Monday, February 2, 2009

Legalize It?

I'm not pro or anti marijuana. Michael Phelps appears to be pro.

The picture that surfaced last week of him with a bong has prompted a quick apology. He apologized for bad judgement, not for smoking dope, like maybe he was just in the same room with it. In any case, he left himself some wiggle room.

The camp that wants to legalize marijuana is going to have a field day with this. If one of the world's greatest athlete smokes dope, it can't be that bad for your health. If he doesn't lose his endorsements, isn't that proof that society doesn't take a particularly dim view of it? If he does lose his endorsements, that is going to have been a very expensive bowl.

He Wasn't Joking

Former SEC Chairman Arthur Levitt was on Bloomberg radio this morning on my morning drive. He's normally a good guest with sound ideas.
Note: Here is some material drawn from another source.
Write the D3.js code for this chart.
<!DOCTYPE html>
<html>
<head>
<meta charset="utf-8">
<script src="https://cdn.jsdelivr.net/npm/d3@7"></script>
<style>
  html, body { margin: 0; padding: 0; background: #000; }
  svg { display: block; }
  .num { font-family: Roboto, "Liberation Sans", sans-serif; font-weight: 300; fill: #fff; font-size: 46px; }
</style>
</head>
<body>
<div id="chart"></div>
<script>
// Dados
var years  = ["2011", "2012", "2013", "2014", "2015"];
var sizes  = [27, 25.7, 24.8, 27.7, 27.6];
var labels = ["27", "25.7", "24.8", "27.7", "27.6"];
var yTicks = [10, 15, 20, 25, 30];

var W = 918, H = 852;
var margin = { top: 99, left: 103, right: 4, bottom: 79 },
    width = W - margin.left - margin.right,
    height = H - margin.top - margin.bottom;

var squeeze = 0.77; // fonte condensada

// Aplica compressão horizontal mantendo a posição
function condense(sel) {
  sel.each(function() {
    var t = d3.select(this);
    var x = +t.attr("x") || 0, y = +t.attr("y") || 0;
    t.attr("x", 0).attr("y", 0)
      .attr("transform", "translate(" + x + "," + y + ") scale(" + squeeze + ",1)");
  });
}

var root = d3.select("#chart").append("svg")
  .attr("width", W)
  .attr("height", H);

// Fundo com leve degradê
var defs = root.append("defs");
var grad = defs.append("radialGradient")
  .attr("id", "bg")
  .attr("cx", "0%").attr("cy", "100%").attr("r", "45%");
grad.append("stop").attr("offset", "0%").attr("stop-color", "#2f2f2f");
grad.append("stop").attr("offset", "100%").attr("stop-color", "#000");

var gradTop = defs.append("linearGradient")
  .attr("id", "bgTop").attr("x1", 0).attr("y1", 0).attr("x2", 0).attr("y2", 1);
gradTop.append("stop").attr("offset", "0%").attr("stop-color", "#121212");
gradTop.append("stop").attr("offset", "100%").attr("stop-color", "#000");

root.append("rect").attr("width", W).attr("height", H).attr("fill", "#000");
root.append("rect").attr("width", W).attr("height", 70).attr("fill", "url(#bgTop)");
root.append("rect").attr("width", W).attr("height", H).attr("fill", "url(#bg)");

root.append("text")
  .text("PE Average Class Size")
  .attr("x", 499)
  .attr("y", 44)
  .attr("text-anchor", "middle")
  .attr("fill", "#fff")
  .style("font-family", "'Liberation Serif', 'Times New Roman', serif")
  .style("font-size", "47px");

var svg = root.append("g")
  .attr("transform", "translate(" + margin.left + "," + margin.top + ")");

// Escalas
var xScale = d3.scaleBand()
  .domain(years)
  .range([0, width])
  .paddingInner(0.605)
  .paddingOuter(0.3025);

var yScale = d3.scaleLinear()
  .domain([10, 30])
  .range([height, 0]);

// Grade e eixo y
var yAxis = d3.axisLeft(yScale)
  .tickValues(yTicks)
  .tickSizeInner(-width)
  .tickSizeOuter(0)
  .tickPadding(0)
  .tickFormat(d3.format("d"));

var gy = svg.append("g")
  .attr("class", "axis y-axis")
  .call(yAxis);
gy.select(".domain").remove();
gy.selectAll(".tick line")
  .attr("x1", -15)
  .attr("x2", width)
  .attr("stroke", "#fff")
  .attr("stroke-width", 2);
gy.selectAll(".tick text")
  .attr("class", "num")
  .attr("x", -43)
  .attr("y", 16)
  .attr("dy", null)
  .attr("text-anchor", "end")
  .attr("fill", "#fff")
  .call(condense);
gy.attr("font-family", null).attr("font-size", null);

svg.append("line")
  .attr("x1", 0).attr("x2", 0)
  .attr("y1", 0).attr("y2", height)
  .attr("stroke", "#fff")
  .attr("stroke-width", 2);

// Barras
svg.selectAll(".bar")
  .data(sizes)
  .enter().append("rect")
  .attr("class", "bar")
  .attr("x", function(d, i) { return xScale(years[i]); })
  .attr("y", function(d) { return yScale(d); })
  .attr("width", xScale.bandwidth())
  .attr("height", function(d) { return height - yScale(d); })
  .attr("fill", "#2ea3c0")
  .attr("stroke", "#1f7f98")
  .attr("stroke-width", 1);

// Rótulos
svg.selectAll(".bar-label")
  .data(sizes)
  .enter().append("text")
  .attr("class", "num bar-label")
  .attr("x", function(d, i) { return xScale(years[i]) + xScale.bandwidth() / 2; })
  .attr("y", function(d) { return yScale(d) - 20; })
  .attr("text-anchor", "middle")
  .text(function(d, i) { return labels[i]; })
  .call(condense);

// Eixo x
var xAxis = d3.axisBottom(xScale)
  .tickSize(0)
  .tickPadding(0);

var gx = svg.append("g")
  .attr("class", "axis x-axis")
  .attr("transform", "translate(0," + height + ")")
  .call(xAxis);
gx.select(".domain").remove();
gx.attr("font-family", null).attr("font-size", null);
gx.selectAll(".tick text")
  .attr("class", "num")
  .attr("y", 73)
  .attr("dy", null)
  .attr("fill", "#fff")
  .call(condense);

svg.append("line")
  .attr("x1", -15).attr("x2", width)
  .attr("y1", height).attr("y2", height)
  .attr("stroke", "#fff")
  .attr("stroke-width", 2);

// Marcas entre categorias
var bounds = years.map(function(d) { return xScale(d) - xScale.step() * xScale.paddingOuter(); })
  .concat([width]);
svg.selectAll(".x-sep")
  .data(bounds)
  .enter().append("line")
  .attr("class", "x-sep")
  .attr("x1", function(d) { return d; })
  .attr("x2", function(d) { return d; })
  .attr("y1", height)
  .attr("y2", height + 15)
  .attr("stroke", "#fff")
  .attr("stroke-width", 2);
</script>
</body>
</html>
Today was a head scratcher.

Bloomberg's Tom Keene was asking him about the challenges and perception of Wall Street executive compensation at a time when the government has had to take such a large role in backstopping those institutions. Levitt's solution was - ta da - to raise base salaries for these folks.

His point is that if you plan to pay someone $1,000,000 and their base salary is only $100,000, naturally a $900k bonus is going to be unpopular with Joe Public. The problem according to Levitt goes away if you raise said employee's base to $700k. I don't think regulating compensation works, but instituting some limits in cases such as this period we're in, especially for top execs, makes sense. The way that the comp is split between base/cash bonus/restricted stock/options is not a problem at all.

Flame away.

Big Government

WASHINGTON -- The Obama administration, seeking to improve public perception of the $700 billion financial rescue, is expected to announce this week tougher executive-compensation restrictions for some firms that get government aid.
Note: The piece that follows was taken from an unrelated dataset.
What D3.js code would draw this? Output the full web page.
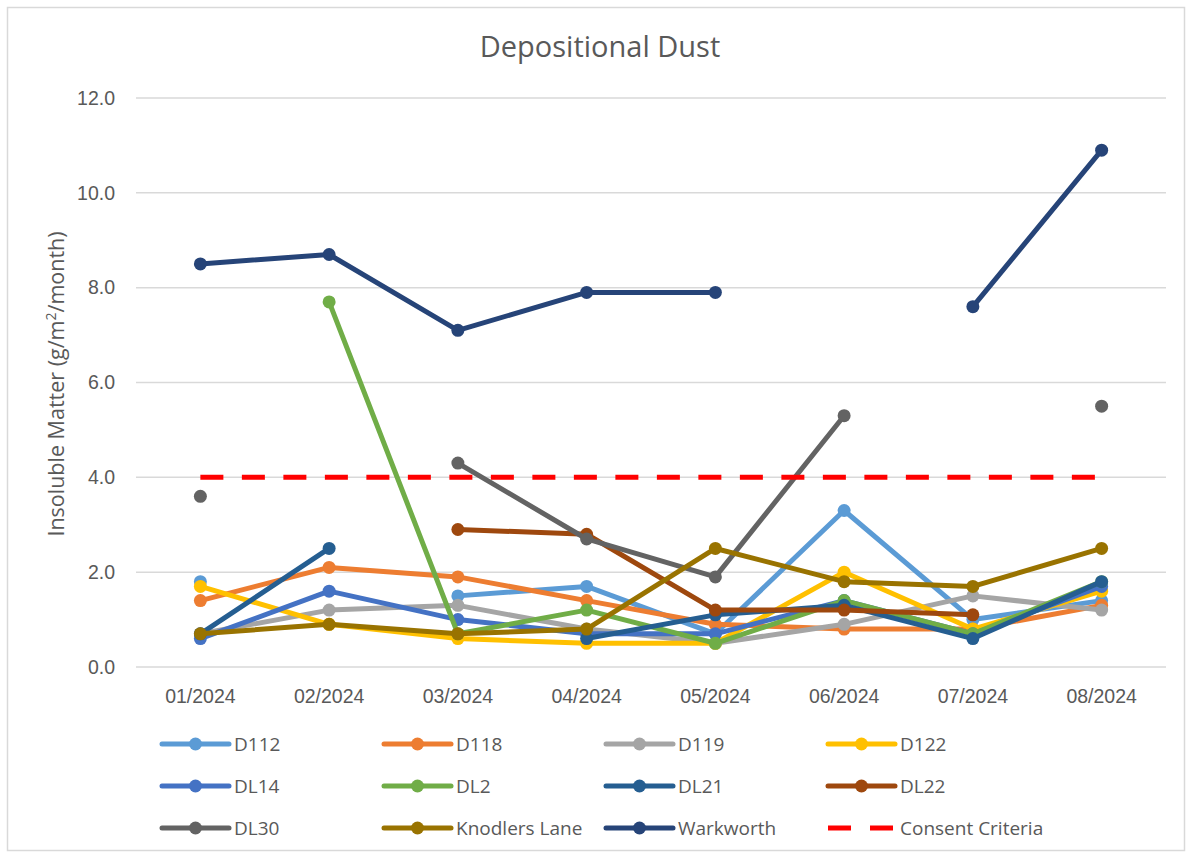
<!DOCTYPE html>
<html>
<head>
<meta charset="utf-8">
<script src="https://cdn.jsdelivr.net/npm/d3@7"></script>
<style>
  html, body { margin: 0; padding: 0; background: #fff; }
  svg { display: block; font-family: "Open Sans", "Liberation Sans", sans-serif; }
</style>
</head>
<body>
<div id="chart"></div>
<script>
// Depositional Dust — monthly insoluble matter per gauge
const months = ['01/2024', '02/2024', '03/2024', '04/2024', '05/2024', '06/2024', '07/2024', '08/2024'];
const yTicks = [0, 2, 4, 6, 8, 10, 12];

const seriesNames = ['D112', 'D118', 'D119', 'D122', 'DL14', 'DL2', 'DL21', 'DL22', 'DL30', 'Knodlers Lane', 'Warkworth'];
const seriesColors = ['#5B9BD5', '#ED7D31', '#A5A5A5', '#FFC000', '#4472C4', '#70AD47', '#255E91', '#9E480E', '#636363', '#997300', '#264478'];

const d112 = [1.8, null, 1.5, 1.7, 0.7, 3.3, 1.0, 1.4];
const d118 = [1.4, 2.1, 1.9, 1.4, 0.9, 0.8, 0.8, 1.3];
const d119 = [0.7, 1.2, 1.3, 0.8, 0.5, 0.9, 1.5, 1.2];
const d122 = [1.7, 0.9, 0.6, 0.5, 0.5, 2.0, 0.8, 1.6];
const dl14 = [0.6, 1.6, 1.0, 0.7, 0.7, 1.4, 0.7, 1.7];
const dl2 = [null, 7.7, 0.7, 1.2, 0.5, 1.4, 0.7, 1.8];
const dl21 = [0.7, 2.5, null, 0.6, 1.1, 1.3, 0.6, 1.8];
const dl22 = [null, null, 2.9, 2.8, 1.2, 1.2, 1.1, null];
const dl30 = [3.6, null, 4.3, 2.7, 1.9, 5.3, null, 5.5];
const knodlers = [0.7, 0.9, 0.7, 0.8, 2.5, 1.8, 1.7, 2.5];
const warkworth = [8.5, 8.7, 7.1, 7.9, 7.9, null, 7.6, 10.9];
const consent = [4, 4, 4, 4, 4, 4, 4, 4];

const seriesValues = [d112, d118, d119, d122, dl14, dl2, dl21, dl22, dl30, knodlers, warkworth];

const W = 1192, H = 856;
const textColor = '#595959';
const gridColor = '#D9D9D9';

const svg = d3.select('#chart').append('svg')
  .attr('width', W)
  .attr('height', H);

// chart area border
svg.append('rect')
  .attr('x', 7.5).attr('y', 7.5)
  .attr('width', W - 15).attr('height', H - 13)
  .attr('fill', '#fff')
  .attr('stroke', gridColor)
  .attr('stroke-width', 1.5);

const x = d3.scaleBand().domain(months).range([136, 1166]);
const y = d3.scaleLinear().domain([0, 12]).range([667, 98]);

// Title
svg.append('text')
  .attr('x', 600).attr('y', 57)
  .attr('text-anchor', 'middle')
  .attr('font-size', 29)
  .attr('fill', textColor)
  .text('Depositional Dust');

// Gridlines
svg.append('g')
  .selectAll('line')
  .data(yTicks)
  .join('line')
  .attr('x1', 136).attr('x2', 1166)
  .attr('y1', d => y(d)).attr('y2', d => y(d))
  .attr('stroke', gridColor)
  .attr('stroke-width', 1.5);

// Y axis
const yAxis = svg.append('g')
  .attr('transform', 'translate(136,0)')
  .call(d3.axisLeft(y).tickValues(yTicks).tickFormat(d3.format('.1f')).tickSize(0).tickPadding(21));
yAxis.select('.domain').remove();
yAxis.selectAll('text').attr('font-size', 19.5).attr('fill', textColor).attr('font-family', 'inherit');

// X axis
const xAxis = svg.append('g')
  .attr('transform', 'translate(0,667)')
  .call(d3.axisBottom(x).tickSize(0).tickPadding(22));
xAxis.select('.domain').remove();
xAxis.selectAll('text').attr('font-size', 19.5).attr('fill', textColor).attr('font-family', 'inherit');

// Y axis title
const yTitle = svg.append('text')
  .attr('transform', 'translate(64,384) rotate(-90)')
  .attr('text-anchor', 'middle')
  .attr('font-size', 21.5)
  .attr('fill', textColor);
yTitle.append('tspan').text('Insoluble Matter (g/m');
yTitle.append('tspan').attr('font-size', 14).attr('dy', -8).text('2');
yTitle.append('tspan').attr('dy', 8).text('/month)');

const cx = d => x(d) + x.bandwidth() / 2;

const line = d3.line()
  .defined(d => d.v != null)
  .x(d => cx(d.m))
  .y(d => y(d.v));

// Series
seriesNames.forEach((name, i) => {
  const pts = months.map((m, j) => ({ m, v: seriesValues[i][j] }));
  const g = svg.append('g').attr('class', 'series');
  g.append('path')
    .datum(pts)
    .attr('d', line)
    .attr('fill', 'none')
    .attr('stroke', seriesColors[i])
    .attr('stroke-width', 5)
    .attr('stroke-linejoin', 'round')
    .attr('stroke-linecap', 'round');
  g.selectAll('circle')
    .data(pts.filter(d => d.v != null))
    .join('circle')
    .attr('cx', d => cx(d.m))
    .attr('cy', d => y(d.v))
    .attr('r', 6.5)
    .attr('fill', seriesColors[i]);
});

// Consent criteria
svg.append('path')
  .datum(months.map((m, j) => ({ m, v: consent[j] })))
  .attr('d', line)
  .attr('fill', 'none')
  .attr('stroke', '#FF0000')
  .attr('stroke-width', 5)
  .attr('stroke-dasharray', '23 18.5');

// Legend
const legendItems = seriesNames.map((n, i) => ({ name: n, color: seriesColors[i], dash: false }))
  .concat([{ name: 'Consent Criteria', color: '#FF0000', dash: true }]);

const legend = svg.append('g')
  .selectAll('g')
  .data(legendItems)
  .join('g')
  .attr('transform', (d, i) => `translate(${162 + (i % 4) * 222},${744 + Math.floor(i / 4) * 42})`);

legend.append('line')
  .attr('x1', 0).attr('x2', 67)
  .attr('y1', 0).attr('y2', 0)
  .attr('stroke', d => d.color)
  .attr('stroke-width', 5)
  .attr('stroke-linecap', d => d.dash ? 'butt' : 'round')
  .attr('stroke-dasharray', d => d.dash ? '23 19' : null);

legend.filter(d => !d.dash).append('circle')
  .attr('cx', 33.5).attr('cy', 0).attr('r', 6.5)
  .attr('fill', d => d.color);

legend.append('text')
  .attr('x', 72).attr('y', 0)
  .attr('dy', '0.35em')
  .attr('font-size', 19)
  .attr('fill', textColor)
  .text(d => d.name);
</script>
</body>
</html>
Officials also are considering splitting off the Troubled Asset Relief Program from the Treasury and creating an independent entity, according to government officials. Some within the department think such a move could help improve the perception of the bailout, which has come under heavy criticism for being too secretive and not imposing enough rules and conditions on banks that get government aid.

I'm going to view all this as positive. In one of his interviews yesterday, Obama clearly promised that he would get all the pork (I think he used the word earmarks) out of whatever stimulus bill was passed. That would be nice.

I like the idea of moving the TARP assets into a separate entity. That way as institutions do pay back the money they owe, and some or most of them will, it will be crystal clear where it came from and hopefully go straight toward paying down debt. If you're Goldman Sachs, and the preferred stock dividend is scheduled to go from 5% to 9% at the same time that every bonus check and stock grant is getting the beatdown, paying the TARP funds back will be job one.

****

Futures are down sharply again today. This market needs Punxsutawney Phil to go on CNBC and call a bottom for this market. I'm calling an end to winter so we on the East Coast don't need him for that.

27 - 23

That was a great Superbowl. The commercials were weak for the most part but you can't have everything.

Conventional wisdom would have told you that Roethlisberger could not win if he had to throw the ball 30 times, and the Steelers rushed for 60 yards total. I guess it was meant to be.

Sunday, February 1, 2009

Like I Said


I wrote a few days ago how misguided I thought the protectionist measures in the Senate version of the stimulus package are. From today's LA Times:

Andrew Rose, a professor of international trade at UC Berkeley's Haas School of Business, said you could practically set your watch by how quickly protectionist sentiment ratcheted up whenever the economy turned sour.

And in almost all cases, he said, "buy American" provisions are a bad idea."It's certainly a bad idea for the rest of the world, and it's a bad idea for us as well," Rose said. "If we only buy American, we'll probably pay more for inferior goods."


Not to mention the global backlash against U.S. produced goods that will occur if we stop buying Chinese. It has got to be a two way street.

On the other hand, I shudder to think what new pork is going to need to be added to get these measures out of the bill.

It's All Bad

From the Washington Post, and/or everyone else on a slow news weekend:

MOUNTAIN VIEW, Calif., Jan. 31 -- Computer users doing Google searches during a nearly one-hour period Saturday were greeted with disturbing but erroneous messages that every site turned up in the results might be harmful.
The company blamed the mistake on human error and apologized for any inconvenience caused to users and site owners whose pages were incorrectly labeled.
The glitch occurred between 9:30 a.m. and 10:25 a.m. EST, Google said in an explanation on
its company blog. Anyone who did a Google search during that time probably saw the message "This site may harm your computer" accompanying every search result, the company said.

It would be much more comforting if Google never made mistakes but you can't ahve everything.

****

It looks to me as though Federer at his best can no longer beat Nadal at his best, all other things being equal. Luckily for fans who don't want any match to be a fait accompli, there is weather, fatigue, court surface and a host of other variables to get in the way. And the fact that I don't know anything about tennis.